YOUR INSTRUCTIONS: Return all of the data exactly as written, without the pictures.

DATASET EXTRACT:

*-*-*

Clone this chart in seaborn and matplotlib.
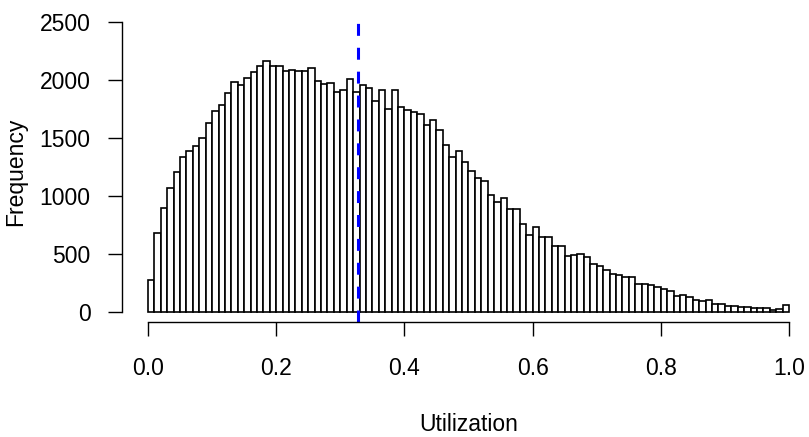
import numpy as np
import pandas as pd
import matplotlib
matplotlib.use("Agg")
import matplotlib.pyplot as plt
import seaborn as sns

# ---- data (100 bins of width 0.01 on [0, 1]) ----
bin_width = 0.01
counts = [275, 678, 894, 1066, 1204, 1334, 1390, 1431, 1500, 1632,
          1735, 1781, 1890, 1983, 1960, 2017, 2069, 2123, 2165, 2118,
          2123, 2075, 2089, 2080, 2080, 2106, 1994, 1963, 1977, 1896,
          1916, 2011, 1899, 1957, 1928, 1821, 1911, 1747, 1916, 1770,
          1741, 1724, 1704, 1612, 1655, 1569, 1442, 1339, 1388, 1296,
          1215, 1152, 1132, 1006, 945, 985, 891, 891, 756, 667,
          730, 649, 649, 572, 566, 480, 491, 497, 477, 411,
          399, 362, 330, 319, 305, 302, 239, 239, 230, 218,
          198, 181, 138, 144, 129, 101, 92, 101, 72, 72,
          52, 52, 46, 43, 37, 32, 32, 20, 29, 60]
mean_util = 0.328
x_ticks = [0.0, 0.2, 0.4, 0.6, 0.8, 1.0]
x_tick_labels = ["0.0", "0.2", "0.4", "0.6", "0.8", "1.0"]
y_ticks = [0, 500, 1000, 1500, 2000, 2500]
y_tick_labels = ["0", "500", "1000", "1500", "2000", "2500"]
x_label = "Utilization"
y_label = "Frequency"

n_bins = len(counts)
centers = np.arange(n_bins) * bin_width + bin_width / 2
df = pd.DataFrame({"util": centers, "count": counts})

# ---- styling ----
sns.set_style("ticks")
plt.rcParams['font.family'] = ['Liberation Sans', 'DejaVu Sans']
plt.rcParams['lines.scale_dashes'] = False
plt.rcParams['text.color'] = 'black'
plt.rcParams['axes.labelcolor'] = 'black'
plt.rcParams['xtick.color'] = 'black'
plt.rcParams['ytick.color'] = 'black'
FS = 16.5

W, H = 809, 437
fig = plt.figure(figsize=(W / 100, H / 100), dpi=100)
# pixel layout: x data 0 -> 148px, 1 -> 789px; y data 0 -> 312px, 2500 -> 22px
px_per_x = 641.0
px_per_y = 290.0 / 2500
left_px = 148 - 0.04 * px_per_x
right_px = 789 + 0.04 * px_per_x
bottom_px = 322
top_px = 21
ax = fig.add_axes([left_px / W, 1 - bottom_px / H,
                   (right_px - left_px) / W, (bottom_px - top_px) / H])

sns.histplot(data=df, x="util", weights="count", binwidth=bin_width,
             binrange=(0, 1), stat="count",
             color="white", edgecolor="black", linewidth=1.2, alpha=1,
             ax=ax)

ax.set_xlim(-0.04, 1.04)
ax.set_ylim(-(bottom_px - 312) / px_per_y, (312 - top_px) / px_per_y)

ax.axvline(mean_util, color="#0000FF", lw=2.2, ls=(0, (8.6, 8.6)))

for s in ["top", "right"]:
    ax.spines[s].set_visible(False)
ax.spines["left"].set_bounds(0, 2500)
ax.spines["bottom"].set_bounds(0, 1)
for s in ["left", "bottom"]:
    ax.spines[s].set_linewidth(1.0)
    ax.spines[s].set_color("black")

ax.set_xticks(x_ticks)
ax.set_xticklabels(x_tick_labels, fontsize=FS, color="black")
ax.set_yticks(y_ticks)
ax.set_yticklabels(y_tick_labels, fontsize=FS, color="black")
ax.tick_params(axis="both", direction="out", length=10, width=1.0,
               color="black", labelcolor="black")
ax.tick_params(axis="y", pad=13)
ax.tick_params(axis="x", pad=15)

ax.set_xlabel(x_label, fontsize=FS, labelpad=24, color="black")
ax.set_ylabel(y_label, fontsize=FS, labelpad=9, color="black")

fig.savefig("out.png", dpi=100)
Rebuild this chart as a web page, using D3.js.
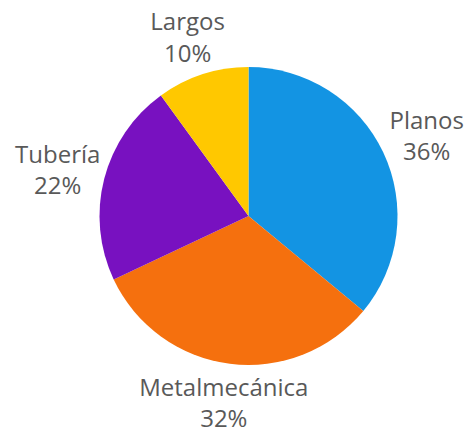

*-*-*

SOLUTION FOR THIS EXERCISE:
Clone this chart in seaborn and matplotlib.
import numpy as np
import pandas as pd
import matplotlib
matplotlib.use("Agg")
import matplotlib.pyplot as plt
import seaborn as sns

# ---- data (100 bins of width 0.01 on [0, 1]) ----
bin_width = 0.01
counts = [275, 678, 894, 1066, 1204, 1334, 1390, 1431, 1500, 1632,
          1735, 1781, 1890, 1983, 1960, 2017, 2069, 2123, 2165, 2118,
          2123, 2075, 2089, 2080, 2080, 2106, 1994, 1963, 1977, 1896,
          1916, 2011, 1899, 1957, 1928, 1821, 1911, 1747, 1916, 1770,
          1741, 1724, 1704, 1612, 1655, 1569, 1442, 1339, 1388, 1296,
          1215, 1152, 1132, 1006, 945, 985, 891, 891, 756, 667,
          730, 649, 649, 572, 566, 480, 491, 497, 477, 411,
          399, 362, 330, 319, 305, 302, 239, 239, 230, 218,
          198, 181, 138, 144, 129, 101, 92, 101, 72, 72,
          52, 52, 46, 43, 37, 32, 32, 20, 29, 60]
mean_util = 0.328
x_ticks = [0.0, 0.2, 0.4, 0.6, 0.8, 1.0]
x_tick_labels = ["0.0", "0.2", "0.4", "0.6", "0.8", "1.0"]
y_ticks = [0, 500, 1000, 1500, 2000, 2500]
y_tick_labels = ["0", "500", "1000", "1500", "2000", "2500"]
x_label = "Utilization"
y_label = "Frequency"

n_bins = len(counts)
centers = np.arange(n_bins) * bin_width + bin_width / 2
df = pd.DataFrame({"util": centers, "count": counts})

# ---- styling ----
sns.set_style("ticks")
plt.rcParams['font.family'] = ['Liberation Sans', 'DejaVu Sans']
plt.rcParams['lines.scale_dashes'] = False
plt.rcParams['text.color'] = 'black'
plt.rcParams['axes.labelcolor'] = 'black'
plt.rcParams['xtick.color'] = 'black'
plt.rcParams['ytick.color'] = 'black'
FS = 16.5

W, H = 809, 437
fig = plt.figure(figsize=(W / 100, H / 100), dpi=100)
# pixel layout: x data 0 -> 148px, 1 -> 789px; y data 0 -> 312px, 2500 -> 22px
px_per_x = 641.0
px_per_y = 290.0 / 2500
left_px = 148 - 0.04 * px_per_x
right_px = 789 + 0.04 * px_per_x
bottom_px = 322
top_px = 21
ax = fig.add_axes([left_px / W, 1 - bottom_px / H,
                   (right_px - left_px) / W, (bottom_px - top_px) / H])

sns.histplot(data=df, x="util", weights="count", binwidth=bin_width,
             binrange=(0, 1), stat="count",
             color="white", edgecolor="black", linewidth=1.2, alpha=1,
             ax=ax)

ax.set_xlim(-0.04, 1.04)
ax.set_ylim(-(bottom_px - 312) / px_per_y, (312 - top_px) / px_per_y)

ax.axvline(mean_util, color="#0000FF", lw=2.2, ls=(0, (8.6, 8.6)))

for s in ["top", "right"]:
    ax.spines[s].set_visible(False)
ax.spines["left"].set_bounds(0, 2500)
ax.spines["bottom"].set_bounds(0, 1)
for s in ["left", "bottom"]:
    ax.spines[s].set_linewidth(1.0)
    ax.spines[s].set_color("black")

ax.set_xticks(x_ticks)
ax.set_xticklabels(x_tick_labels, fontsize=FS, color="black")
ax.set_yticks(y_ticks)
ax.set_yticklabels(y_tick_labels, fontsize=FS, color="black")
ax.tick_params(axis="both", direction="out", length=10, width=1.0,
               color="black", labelcolor="black")
ax.tick_params(axis="y", pad=13)
ax.tick_params(axis="x", pad=15)

ax.set_xlabel(x_label, fontsize=FS, labelpad=24, color="black")
ax.set_ylabel(y_label, fontsize=FS, labelpad=9, color="black")

fig.savefig("out.png", dpi=100)
Rebuild this chart as a web page, using D3.js.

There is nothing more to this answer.